For my introductionary class in topology I have to do the following problem:
Explain how $\mathbb{P}^n$ can be seen as a quotient of $\mathbb{R}^{n+1}\setminus\{0\}$ modulo an equivalence relation that you have to specify.
Now I get that $\mathbb{P}^n$ consists of all lines in $\mathbb{R}^{n+1}$ that go through the origin, and that we can define an equivalence relationship between two non-zero vectors as follows:
$x R y$ if and only if there exists some $c\in \mathbb{R}$ such that $x=cy$.

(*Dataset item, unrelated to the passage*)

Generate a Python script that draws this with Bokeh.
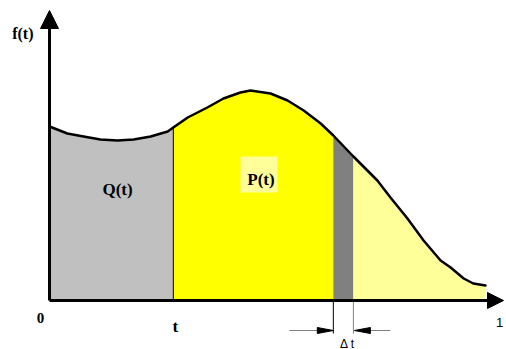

But the problem is that I don't know how to explain this argument formally. I find that I lack some understanding of exactly what a quotient space entails.
Formally elements of the quotient space $X/R$ are equivalence classes of the relation $R$ and the space $X/R$ is endowed with the quotient topology induced by the quotient map $q:X\to X/R$, that is a set $U\subset X/R$ is open in $X/R$ if and only if the set $q^{-1}(U)$ is open in $X$.
For instance, below I provide a quotation from Engelking's "General topology".
In your particular case $X=\Bbb R^{n+1}\setminus\{0\}$, and the equivalence classes are straight lines in $\Bbb R^{n+1}$ that go through the origin $0$ without the origin itself.